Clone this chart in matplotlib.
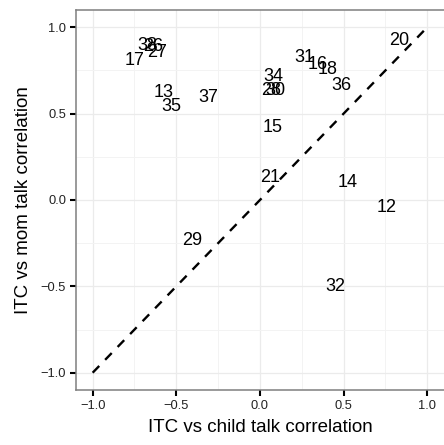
import matplotlib.pyplot as plt

# subject ids and their two correlations
ids = [38, 26, 27, 17, 13, 35, 37, 34, 28, 30, 31, 16, 18, 36, 15, 20, 21, 14, 12, 29, 32]
child_r = [-0.673, -0.637, -0.613, -0.75, -0.577, -0.53, -0.31, 0.077, 0.065, 0.095,
           0.268, 0.345, 0.405, 0.488, 0.077, 0.833, 0.06, 0.524, 0.756, -0.405, 0.452]
mom_r = [0.892, 0.886, 0.851, 0.805, 0.62, 0.539, 0.596, 0.712, 0.631, 0.631,
         0.822, 0.787, 0.758, 0.66, 0.417, 0.926, 0.133, 0.104, -0.046, -0.237, -0.498]

ticks = [-1.0, -0.5, 0.0, 0.5, 1.0]
minor = [-0.75, -0.25, 0.25, 0.75]

plt.rcParams['font.family'] = ['Liberation Sans', 'DejaVu Sans']

fig = plt.figure(figsize=(4.44, 4.45), dpi=100)
ax = fig.add_axes([0.171, 0.1236, 0.829, 0.854])

ax.set_xlim(-1.1, 1.1)
ax.set_ylim(-1.1, 1.1)
ax.set_xticks(ticks)
ax.set_yticks(ticks)
ax.set_xticks(minor, minor=True)
ax.set_yticks(minor, minor=True)
ax.set_xticklabels(['\u22121.0', '\u22120.5', '0.0', '0.5', '1.0'])
ax.set_yticklabels(['\u22121.0', '\u22120.5', '0.0', '0.5', '1.0'])
ax.grid(True, which='major', color='#ebebeb', lw=0.9)
ax.grid(True, which='minor', color='#f3f3f3', lw=0.7)
ax.set_axisbelow(True)

ax.tick_params(which='major', length=4, width=1.5, color='black',
               labelsize=9.3, labelcolor='#222222', pad=3)
ax.tick_params(which='minor', length=0)

for s in ['left', 'bottom', 'top']:
    ax.spines[s].set_color('#7f7f7f')
    ax.spines[s].set_linewidth(1.1)
ax.spines['right'].set_visible(False)

ax.plot([-1, 1], [-1, 1], color='black', ls=(0, (4.0, 3.6)), lw=1.7)

for i, x, y in zip(ids, child_r, mom_r):
    ax.text(x, y, str(i), ha='center', va='center', fontsize=13)

ax.set_xlabel('ITC vs child talk correlation', fontsize=13.5, labelpad=5)
ax.set_ylabel('ITC vs mom talk correlation', fontsize=13.5, labelpad=6)

fig.savefig('out.png', dpi=100)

### WRITTEN PROBLEM:
Each line of the data is to be duplicated exactly; pictures stay out of the copy.

### FINAL ANSWER:
Clone this chart in matplotlib.
import matplotlib.pyplot as plt

# subject ids and their two correlations
ids = [38, 26, 27, 17, 13, 35, 37, 34, 28, 30, 31, 16, 18, 36, 15, 20, 21, 14, 12, 29, 32]
child_r = [-0.673, -0.637, -0.613, -0.75, -0.577, -0.53, -0.31, 0.077, 0.065, 0.095,
           0.268, 0.345, 0.405, 0.488, 0.077, 0.833, 0.06, 0.524, 0.756, -0.405, 0.452]
mom_r = [0.892, 0.886, 0.851, 0.805, 0.62, 0.539, 0.596, 0.712, 0.631, 0.631,
         0.822, 0.787, 0.758, 0.66, 0.417, 0.926, 0.133, 0.104, -0.046, -0.237, -0.498]

ticks = [-1.0, -0.5, 0.0, 0.5, 1.0]
minor = [-0.75, -0.25, 0.25, 0.75]

plt.rcParams['font.family'] = ['Liberation Sans', 'DejaVu Sans']

fig = plt.figure(figsize=(4.44, 4.45), dpi=100)
ax = fig.add_axes([0.171, 0.1236, 0.829, 0.854])

ax.set_xlim(-1.1, 1.1)
ax.set_ylim(-1.1, 1.1)
ax.set_xticks(ticks)
ax.set_yticks(ticks)
ax.set_xticks(minor, minor=True)
ax.set_yticks(minor, minor=True)
ax.set_xticklabels(['\u22121.0', '\u22120.5', '0.0', '0.5', '1.0'])
ax.set_yticklabels(['\u22121.0', '\u22120.5', '0.0', '0.5', '1.0'])
ax.grid(True, which='major', color='#ebebeb', lw=0.9)
ax.grid(True, which='minor', color='#f3f3f3', lw=0.7)
ax.set_axisbelow(True)

ax.tick_params(which='major', length=4, width=1.5, color='black',
               labelsize=9.3, labelcolor='#222222', pad=3)
ax.tick_params(which='minor', length=0)

for s in ['left', 'bottom', 'top']:
    ax.spines[s].set_color('#7f7f7f')
    ax.spines[s].set_linewidth(1.1)
ax.spines['right'].set_visible(False)

ax.plot([-1, 1], [-1, 1], color='black', ls=(0, (4.0, 3.6)), lw=1.7)

for i, x, y in zip(ids, child_r, mom_r):
    ax.text(x, y, str(i), ha='center', va='center', fontsize=13)

ax.set_xlabel('ITC vs child talk correlation', fontsize=13.5, labelpad=5)
ax.set_ylabel('ITC vs mom talk correlation', fontsize=13.5, labelpad=6)

fig.savefig('out.png', dpi=100)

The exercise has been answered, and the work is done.